Quant aux décideurs, ils veulent remplacer le prince, et ultimement l’artiste lui-même. Ils ont tous « fait leur Tosca, leur Wagner, leur Nono » puisque c’est la production elle-même qui est fétichisée.
Déjà, Toscanini à son époque se mettait à la place de Beethoven, aujourd’hui, c’est le décideur qui prend la place de Toscanini. Imaginer qu’un artiste puisse vivre et être reconnu pour ce qu’il est, c’est une gageure !
Avez-vous un message à délivrer à la société ?
Moi je suis immergé dans le sens : certes la musique ne parle pas, mais elle est en excès sur les mots. S’il y a un message, c’est simplement de dire : Ecoutez !

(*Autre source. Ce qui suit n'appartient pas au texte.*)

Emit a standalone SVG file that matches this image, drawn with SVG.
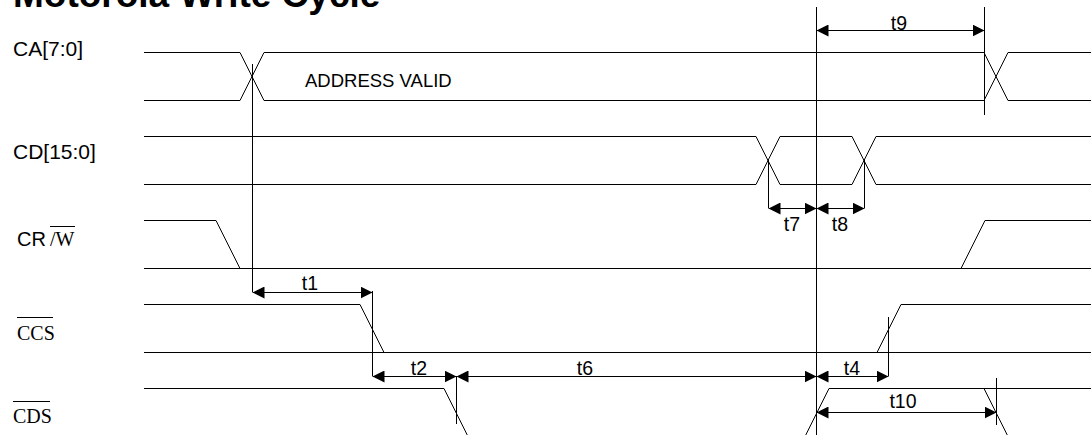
<svg xmlns="http://www.w3.org/2000/svg" width="1091" height="435" viewBox="0 0 1091 435">
<style>
.w{fill:none;stroke:#000;stroke-width:1}
.s{font-family:"Liberation Sans",Arial,sans-serif;fill:#000}
.r{font-family:"Liberation Serif","Times New Roman",serif;fill:#000}
.lbl{font-size:21px}
.t{font-size:19.5px;text-anchor:middle}
.dim{fill:none;stroke:#000;stroke-width:1;marker-start:url(#ah);marker-end:url(#ah)}
</style>
<defs>
<marker id="ah" markerUnits="userSpaceOnUse" markerWidth="12" markerHeight="12" refX="12" refY="6" orient="auto-start-reverse">
<path d="M0,0 L12,6 L0,12 z" fill="#000"/>
</marker>
</defs>
<rect width="1091" height="435" fill="#fff"/>
<text class="s" x="13" y="7" font-size="37" font-weight="bold">Motorola Write Cycle</text>

<g id="ca">
<text class="s lbl" x="13" y="56">CA[7:0]</text>
<path class="w" d="M144,52.5 H240 L264,100.5 H984 L1008,52.5 H1091 M144,100.5 H240 L264,52.5 H984 L1008,100.5 H1091"/>
<text class="s" x="305" y="87" font-size="18.5">ADDRESS VALID</text>
</g>

<g id="cd">
<text class="s lbl" x="13" y="159">CD[15:0]</text>
<path class="w" d="M144,136.5 H756 L780,184.5 H852 L876,136.5 H1091 M144,184.5 H756 L780,136.5 H852 L876,184.5 H1091"/>
</g>

<g id="crw">
<text class="s" x="17" y="246" font-size="20">CR</text>
<text class="r" x="50" y="246" font-size="20">/W</text>
<line class="w" x1="50" y1="226.5" x2="75" y2="226.5"/>
<path class="w" d="M144,220.5 H216 L240,268.5 M144,268.5 H1091 M961,268.5 L985,220.5 H1091"/>
</g>

<g id="ccs">
<text class="r" x="17" y="340" font-size="20">CCS</text>
<line class="w" x1="17" y1="317.5" x2="53" y2="317.5"/>
<path class="w" d="M144,304.5 H360 L384,352.5 M144,352.5 H1091 M877,352.5 L901,304.5 H1091"/>
</g>

<g id="cds">
<text class="r" x="13" y="423" font-size="20">CDS</text>
<line class="w" x1="13" y1="401.5" x2="50" y2="401.5"/>
<path class="w" d="M144,388.5 H444 L468,436.5 M805,436.5 L829,388.5 H1091 M984,388.5 L1008,436.5"/>
</g>

<g id="connectors">
<path class="w" d="M252.5,64 V292 M816.5,7 V435 M984.5,7 V115 M768.5,160 V208 M864.5,160 V208 M372.5,291 V376 M456.5,376 V424 M888.5,317 V376 M996.5,378 V425"/>
<line class="dim" x1="816.5" y1="30.5" x2="984.5" y2="30.5"/>
<line class="dim" x1="768.5" y1="208.5" x2="816.5" y2="208.5"/>
<line class="dim" x1="816.5" y1="208.5" x2="864.5" y2="208.5"/>
<line class="dim" x1="252.5" y1="292.5" x2="372.5" y2="292.5"/>
<line class="dim" x1="372.5" y1="376.5" x2="456.5" y2="376.5"/>
<line class="dim" x1="456.5" y1="376.5" x2="816.5" y2="376.5"/>
<line class="dim" x1="816.5" y1="376.5" x2="888.5" y2="376.5"/>
<line class="dim" x1="816.5" y1="412.5" x2="996.5" y2="412.5"/>
<text class="s t" x="899" y="30">t9</text>
<text class="s t" x="792" y="231">t7</text>
<text class="s t" x="840" y="231">t8</text>
<text class="s t" x="310" y="290">t1</text>
<text class="s t" x="419" y="375">t2</text>
<text class="s t" x="585" y="375">t6</text>
<text class="s t" x="852" y="375">t4</text>
<text class="s t" x="903" y="408">t10</text>
</g>
</svg>
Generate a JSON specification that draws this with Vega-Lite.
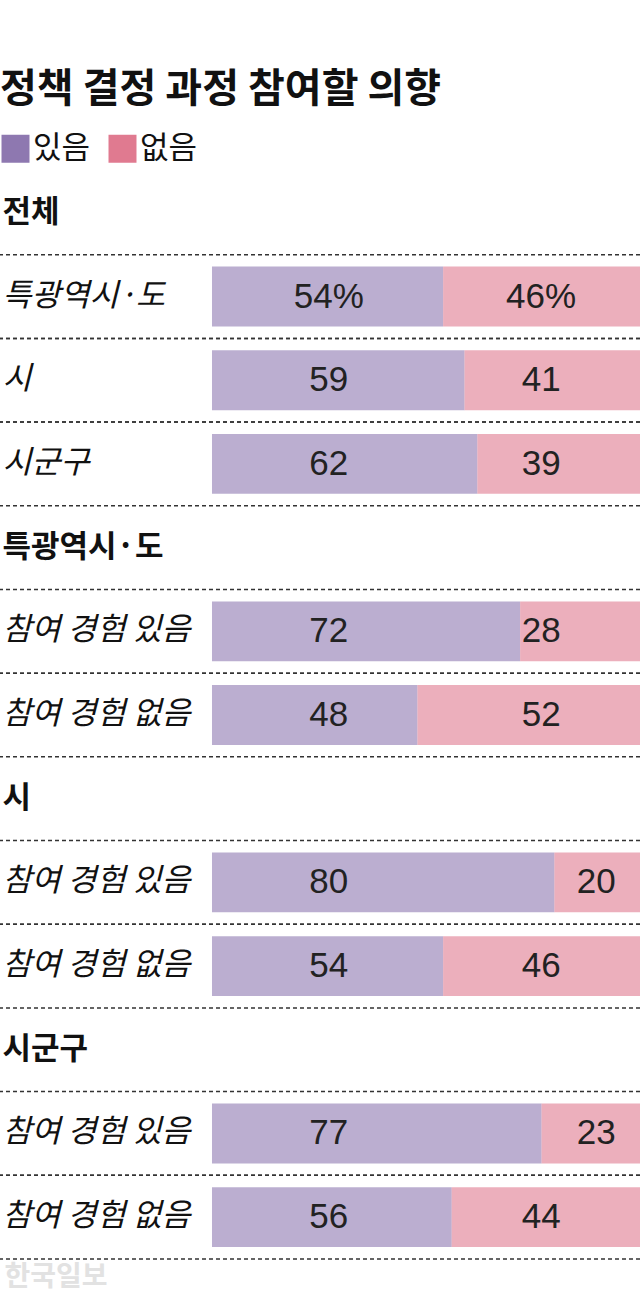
{
  "$schema": "https://vega.github.io/schema/vega-lite/v6.json",
  "width": 640,
  "height": 1088,
  "autosize": {"type": "none"},
  "padding": {"left": 0, "top": 171, "right": 0, "bottom": 43},
  "background": "white",
  "title": {
    "text": "정책 결정 과정 참여할 의향",
    "anchor": "start",
    "frame": "group",
    "fontSize": 40,
    "font": "Noto Sans CJK KR",
    "fontWeight": "bold",
    "color": "#111111",
    "offset": 23
  },
  "config": {
    "view": {"stroke": null}
  },
  "data": {
    "values": [
      {"slot": "R02|특광역시·도", "resp": "있음", "ord": 1, "pct": 54, "label": "54%"},
      {"slot": "R02|특광역시·도", "resp": "없음", "ord": 2, "pct": 46, "label": "46%"},
      {"slot": "R03|시", "resp": "있음", "ord": 1, "pct": 59, "label": "59"},
      {"slot": "R03|시", "resp": "없음", "ord": 2, "pct": 41, "label": "41"},
      {"slot": "R04|시군구", "resp": "있음", "ord": 1, "pct": 62, "label": "62"},
      {"slot": "R04|시군구", "resp": "없음", "ord": 2, "pct": 39, "label": "39"},
      {"slot": "R06|참여 경험 있음", "resp": "있음", "ord": 1, "pct": 72, "label": "72"},
      {"slot": "R06|참여 경험 있음", "resp": "없음", "ord": 2, "pct": 28, "label": "28"},
      {"slot": "R07|참여 경험 없음", "resp": "있음", "ord": 1, "pct": 48, "label": "48"},
      {"slot": "R07|참여 경험 없음", "resp": "없음", "ord": 2, "pct": 52, "label": "52"},
      {"slot": "R09|참여 경험 있음", "resp": "있음", "ord": 1, "pct": 80, "label": "80"},
      {"slot": "R09|참여 경험 있음", "resp": "없음", "ord": 2, "pct": 20, "label": "20"},
      {"slot": "R10|참여 경험 없음", "resp": "있음", "ord": 1, "pct": 54, "label": "54"},
      {"slot": "R10|참여 경험 없음", "resp": "없음", "ord": 2, "pct": 46, "label": "46"},
      {"slot": "R12|참여 경험 있음", "resp": "있음", "ord": 1, "pct": 77, "label": "77"},
      {"slot": "R12|참여 경험 있음", "resp": "없음", "ord": 2, "pct": 23, "label": "23"},
      {"slot": "R13|참여 경험 없음", "resp": "있음", "ord": 1, "pct": 56, "label": "56"},
      {"slot": "R13|참여 경험 없음", "resp": "없음", "ord": 2, "pct": 44, "label": "44"}
    ]
  },
  "encoding": {
    "y": {
      "field": "slot",
      "type": "nominal",
      "scale": {
        "domain": ["H01|전체", "R02|특광역시·도", "R03|시", "R04|시군구", "H05|특광역시·도", "R06|참여 경험 있음", "R07|참여 경험 없음", "H08|시", "R09|참여 경험 있음", "R10|참여 경험 없음", "H11|시군구", "R12|참여 경험 있음", "R13|참여 경험 없음"],
        "paddingInner": 0,
        "paddingOuter": 0
      },
      "axis": {
        "title": null,
        "domain": false,
        "ticks": false,
        "tickSize": 0,
        "grid": false,
        "labelAlign": "left",
        "labelBaseline": "middle",
        "labelPadding": -2,
        "labelLimit": 0,
        "labelOverlap": false,
        "labelBound": false,
        "labelFont": "Noto Sans CJK KR",
        "labelColor": "#111111",
        "labelExpr": "split(datum.value, '|')[1]",
        "labelFontSize": {"condition": {"test": "substring(datum.value, 0, 1) == 'H'", "value": 31}, "value": 31.5},
        "labelFontWeight": {"condition": {"test": "substring(datum.value, 0, 1) == 'H'", "value": "bold"}, "value": "normal"},
        "labelFontStyle": {"condition": {"test": "substring(datum.value, 0, 1) == 'H'", "value": "normal"}, "value": "italic"}
      }
    }
  },
  "layer": [
    {
      "transform": [{"filter": "datum.resp == '있음'"}],
      "mark": {"type": "rule", "strokeDash": [4, 3], "strokeWidth": 1.5, "color": "#333333"},
      "encoding": {
        "y": {"field": "slot", "type": "nominal", "bandPosition": 0}
      }
    },
    {
      "transform": [{"filter": "datum.resp == '있음'"}],
      "mark": {"type": "rule", "strokeDash": [4, 3], "strokeWidth": 1.5, "color": "#333333"},
      "encoding": {
        "y": {"field": "slot", "type": "nominal", "bandPosition": 1}
      }
    },
    {
      "mark": {"type": "bar", "height": {"band": 0.715}, "opacity": 0.6},
      "encoding": {
        "x": {
          "field": "pct",
          "type": "quantitative",
          "stack": "zero",
          "scale": {"domain": [-49.53, 100], "nice": false, "zero": false},
          "axis": {
            "domain": false,
            "ticks": false,
            "labels": false,
            "grid": false,
            "title": "한국일보",
            "titleAnchor": "start",
            "titleAlign": "left",
            "titleBaseline": "top",
            "titlePadding": 4,
            "titleX": 4,
            "titleFont": "Noto Sans CJK KR",
            "titleFontSize": 28,
            "titleFontWeight": "bold",
            "titleColor": "#e2e2e2"
          }
        },
        "color": {
          "field": "resp",
          "type": "nominal",
          "scale": {"domain": ["있음", "없음"], "range": ["#8E78B0", "#E07A90"]},
          "legend": {
            "title": null,
            "orient": "none",
            "legendX": 0,
            "legendY": -38,
            "direction": "horizontal",
            "symbolType": "square",
            "symbolSize": 784,
            "symbolStrokeWidth": 0,
            "symbolOpacity": 1,
            "labelFont": "Noto Sans CJK KR",
            "labelFontSize": 31,
            "labelColor": "#111111",
            "labelOffset": 2,
            "columnPadding": 16
          }
        },
        "order": {"field": "ord", "type": "quantitative"}
      }
    },
    {
      "transform": [{"filter": "datum.resp == '있음'"}],
      "mark": {"type": "text", "font": "Liberation Sans", "fontSize": 35, "color": "#222222", "baseline": "middle"},
      "encoding": {
        "x": {"datum": 27.3, "type": "quantitative"},
        "text": {"field": "label"}
      }
    },
    {
      "transform": [{"filter": "datum.resp == '없음' && datum.pct >= 25"}],
      "mark": {"type": "text", "font": "Liberation Sans", "fontSize": 35, "color": "#222222", "baseline": "middle"},
      "encoding": {
        "x": {"datum": 76.9, "type": "quantitative"},
        "text": {"field": "label"}
      }
    },
    {
      "transform": [{"filter": "datum.resp == '없음' && datum.pct < 25"}],
      "mark": {"type": "text", "font": "Liberation Sans", "fontSize": 35, "color": "#222222", "baseline": "middle"},
      "encoding": {
        "x": {"datum": 89.8, "type": "quantitative"},
        "text": {"field": "label"}
      }
    }
  ]
}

La musique classique dans cent ans…
Je crois comprendre que la musique classique va ressembler au théâtre Nô à la cour de l’empereur, autrement dit, on ira voir des gens déguisés jouer de « la musique. » On ira au zoo voir la tradition momifiée. Enfin, pour ça, il faut que l’économie puisse se payer le luxe d’entretenir ces queues de pies !
À mon avis, dans un siècle, il n’y aura plus de différence entre Stockhausen et Beethoven. Ils feront partie du même cercle de musique savante. D’ailleurs, on jouera sûrement plus Beethoven que Stockhausen ! Peut-être même que toute cette époque va momentanément disparaître pour devenir un référent intellectuel. Mais, même si Molière est plus joué que Beckett, ce n’est qu’un problème de diffusion purement économique. Sans doute le lira –t-on toujours comme on relit Sophocle aujourd’hui.
Vers une mondialisation de la musique classique…
On pratique la musique partout dans le monde, mais de façon tellement éclatée qu’il est difficile de l’identifier.
De la musique classique et populaire est déjà née une musique hybride, qui n’est ni classique,ni traditionnelle, une véritable opération d’illusionniste, qui ne passera pour de la création qu’auprès d’un public non informé. Bartok avait réalisé une synthèse réelle parce qu’il a pris le temps de l’intégrer à son travail, il n’a pas fait « une opération ». Aujourd’hui, il s’agit de superpositions, ce qui me semble aller dans le droit-fil de la logique industrielle. Il faut comprendre que l’on travaille sur des traces, que dans le silence, il y a toujours quelque chose.